Drug makers being probed by states over opioid marketing

June 15, 2017

State attorneys general from across the U.S., including Indiana, have started a joint investigation into whether drug manufacturers are illegally marketing and selling opioids, a critical question as the country faces an epidemic leading to tens of thousands of overdose deaths each year.

The states are issuing subpoenas for documents and testimony as part of the probe, but won’t name any companies that are being investigated, Massachusetts Attorney General Maura Healey, whose state is helping to lead the effort, said in a statement on Thursday. Attorneys general in Indiana, New York, Connecticut and Vermont are also part of the bipartisan group.

“The opioid epidemic is a public health crisis that is claiming lives in our state and across the country,” Healey said. “I am working with my colleagues in actively investigating whether manufacturers used illegal practices in the marketing and sale of opioids and worsened this deadly crisis.”

More than 20 U.S. states, counties and cities have sued firms including Johnson & Johnson, Purdue Pharma Inc., and McKesson Corp. in the past year, claiming they fueled a public-health crisis with misleading marketing and aggressive distribution of opioids. Attorneys general in Alaska and Tennessee are also considering lawsuits as their health and legal budgets are stretched to a breaking point by the surge in addictions, overdoses and crime.

Rising Overdoses

Opioid overdoses have quadrupled since 1999, according to the Centers for Disease Control. The states are investigating what role, if any, opioid manufacturers have played in making the epidemic worse. The drugs were involved in more than 33,000 deaths in the U.S. in 2015, up from 19,000 in 2014, the CDC said. In Massachusetts, 2,000 people died last year, a 17 percent increase from the year before, according to Healey’s statement.

Indiana Attorney General Curtis Hill released statistics on overdose deaths in Indiana Thursday showing 1,245 opioid-related deaths in 2015. That's up nearly 10 percent from 2014.

Hill's statement also said he wants to "assure Hoosiers that he is taking steps to help address this opioid epidemic in Indiana."

In Connecticut, the state's attorney general, George Jespen, said in a separate statement, “The opioid epidemic continues to have a devastating impact in Connecticut.
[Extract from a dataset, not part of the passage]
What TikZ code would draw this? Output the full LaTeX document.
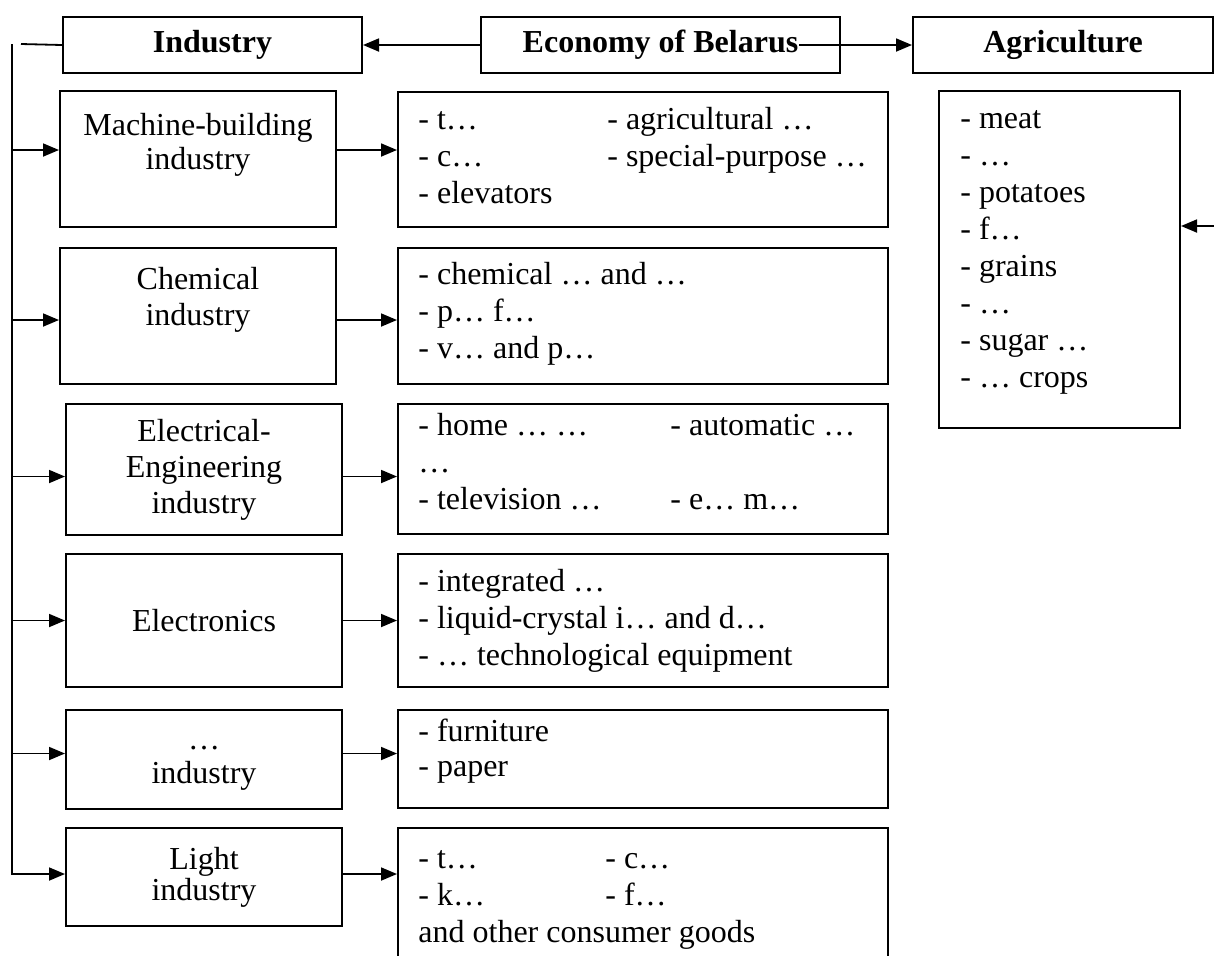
\documentclass[tikz,border=0pt]{standalone}
\usepackage{fontspec}
\setmainfont{Liberation Serif}
\usetikzlibrary{arrows.meta,positioning,calc}
\newcommand{\twocol}[2]{\makebox[#1][l]{#2}}
\tikzset{
  titleBox/.style={draw, line width=1pt, inner sep=0pt, anchor=north west, minimum height=28pt, font=\bfseries\fontsize{16}{18.5}\selectfont},
  branchBox/.style={draw, line width=1pt, inner sep=0pt, anchor=north west, minimum width=138pt, align=center, font=\fontsize{16}{17}\selectfont},
  listBox/.style={draw, line width=1pt, inner sep=0pt, anchor=north west},
  branchText/.style={anchor=north, inner sep=0pt, align=center, font=\fontsize{16}{17}\selectfont, execute at begin node=\strut},
  listText/.style={anchor=north west, inner sep=0pt, align=left, font=\fontsize{16}{18.5}\selectfont, execute at begin node=\strut},
  flowArrow/.style={-{Triangle[length=8pt,width=6.5pt]}, line width=0.9pt},
  flowLine/.style={line width=0.9pt}
}

\begin{document}
\begin{tikzpicture}[x=0.5pt,y=-0.5pt]
  \useasboundingbox (0,0) rectangle (1214,955);
  \clip (0,0) rectangle (1214,955);
  % top row
  \node[titleBox, minimum width=149.5pt] (ind) at (62,16) {Industry};
  \node[titleBox, minimum width=179.5pt] (econ) at (480,16) {Economy of Belarus};
  \node[titleBox, minimum width=150pt] (agri) at (912,16) {Agriculture};
  \draw[flowArrow] (econ.west) -- (ind.east);
  \draw[flowArrow] ([xshift=-21pt]econ.east) -- (agri.west);
  \coordinate (indTail) at (21,44);
  \coordinate (spine) at (12,44);
  \draw[flowLine] (ind.west) -- (indTail);

  % branches of industry
  \node[branchBox, minimum height=68pt] (mb) at (59,90) {};
  \node[branchText] (mbT) at ([yshift=-11.5pt]mb.north) {Machine-building\\industry};
  \node[branchBox, minimum height=68pt] (ch) at (59,247) {};
  \node[branchText, font=\fontsize{16}{18}\selectfont] (chT) at ([yshift=-10pt]ch.north) {Chemical\\industry};
  \node[branchBox, minimum height=65.5pt, font=\fontsize{16}{18}\selectfont] (ee) at (65,403) {Electrical-\\Engineering\\industry};
  \node[branchBox, minimum height=66.5pt] (el) at (65,553) {Electronics};
  \node[branchBox, minimum height=49.5pt, font=\fontsize{16}{15}\selectfont] (wd) at (65,709) {\strut…\\industry};
  \node[branchBox, minimum height=49pt, font=\fontsize{16}{15.5}\selectfont] (li) at (65,827) {Light\\industry};

  % products
  \node[listBox, minimum width=245pt, minimum height=67.5pt] (l1) at (397,91) {};
  \node[listText] (l1T) at ([xshift=10.5pt,yshift=-8pt]l1.north west)
    {\twocol{94.5pt}{- t…}- agricultural …\\\twocol{94.5pt}{- c…}- special-purpose …\\- elevators};
  \node[listBox, minimum width=245pt, minimum height=68pt] (l2) at (397,247) {};
  \node[listText] (l2T) at ([xshift=10.5pt,yshift=-7.5pt]l2.north west)
    {- chemical … and …\\- p… f…\\- v… and p…};
  \node[listBox, minimum width=245pt, minimum height=65pt] (l3) at (397,403) {};
  \node[listText] (l3T) at ([xshift=10.5pt,yshift=-5pt]l3.north west)
    {\twocol{126pt}{- home … …}- automatic …\\…\\\twocol{126pt}{- television …}- e… m…};
  \node[listBox, minimum width=245pt, minimum height=66.5pt] (l4) at (397,553) {};
  \node[listText] (l4T) at ([xshift=10.5pt,yshift=-8pt]l4.north west)
    {- integrated …\\- liquid-crystal i… and d…\\- … technological equipment};
  \node[listBox, minimum width=245pt, minimum height=49pt] (l5) at (397,709) {};
  \node[listText, font=\fontsize{16}{17.5}\selectfont] (l5T) at ([xshift=10.5pt,yshift=-5pt]l5.north west)
    {- furniture\\- paper};
  \node[listBox, minimum width=245pt, minimum height=75pt] (l6) at (397,827) {};
  \node[listText] (l6T) at ([xshift=10.5pt,yshift=-11.5pt]l6.north west)
    {\twocol{93.5pt}{- t…}- c…\\\twocol{93.5pt}{- k…}- f…\\and other consumer goods};

  % agriculture products
  \node[listBox, minimum width=120.5pt, minimum height=168.5pt] (ag) at (938,90) {};
  \node[listText] (agT) at ([xshift=11pt,yshift=-10pt]ag.north west)
    {- meat\\- …\\- potatoes\\- f…\\- grains\\- …\\- sugar …\\- … crops};
  \coordinate (agTail) at (1214,226);
  \draw[flowArrow] (agTail) -- (agTail -| ag.east);

  % connectors
  \draw[flowArrow] ([yshift=4.5pt]spine |- mb.west) -- ([yshift=4.5pt]mb.west);
  \draw[flowArrow] ([yshift=-2pt]spine |- ch.west) -- ([yshift=-2pt]ch.west);
  \draw[flowArrow] ([yshift=-3.5pt]spine |- ee.west) -- ([yshift=-3.5pt]ee.west);
  \draw[flowArrow] (spine |- el.west) -- (el.west);
  \draw[flowArrow] ([yshift=3pt]spine |- wd.west) -- ([yshift=3pt]wd.west);
  \draw[flowArrow] (spine) |- ([yshift=1.5pt]li.west);
  \draw[flowArrow] ([yshift=4.5pt]mb.east) -- ([yshift=4.5pt]mb.east -| l1.west);
  \draw[flowArrow] ([yshift=-2pt]ch.east) -- ([yshift=-2pt]ch.east -| l2.west);
  \draw[flowArrow] ([yshift=-3.5pt]ee.east) -- ([yshift=-3.5pt]ee.east -| l3.west);
  \draw[flowArrow] (el.east) -- (el.east -| l4.west);
  \draw[flowArrow] ([yshift=3pt]wd.east) -- ([yshift=3pt]wd.east -| l5.west);
  \draw[flowArrow] ([yshift=1.5pt]li.east) -- ([yshift=1.5pt]li.east -| l6.west);
\end{tikzpicture}
\end{document}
It would be irresponsible to predict at this stage whether our efforts will lead to legal action or relief, but Connecticut residents can be assured that we will pursue this investigation fully.”

Ohio sued five drugmakers in May including J&J, Purdue, Teva Pharmaceutical Industries Ltd., and Allergan Plc, alleging they made false and deceptive statements about the risks and benefits of prescription opioids. Drugmakers and distributors defend the safety of prescription opioids and say they work actively to keep the powerful painkillers from being abused.

The Food and Drug Administration has increased its scrutiny of opioids, directing drugmaker Endo International Plc last week to pull its Opana ER opioid from shelves. Endo said it’s working with the agency to address the request.

“Prosecutors across the country recognize that opioid abuse is a critical issue affecting families everywhere,” Eric Soufer, a spokesman for New York Attorney General Eric Schneiderman, said in an email. “This effort reflects the commitment of a bipartisan group of Attorneys General to bring their combined resources to bear to take a hard look at every facet of this crisis.”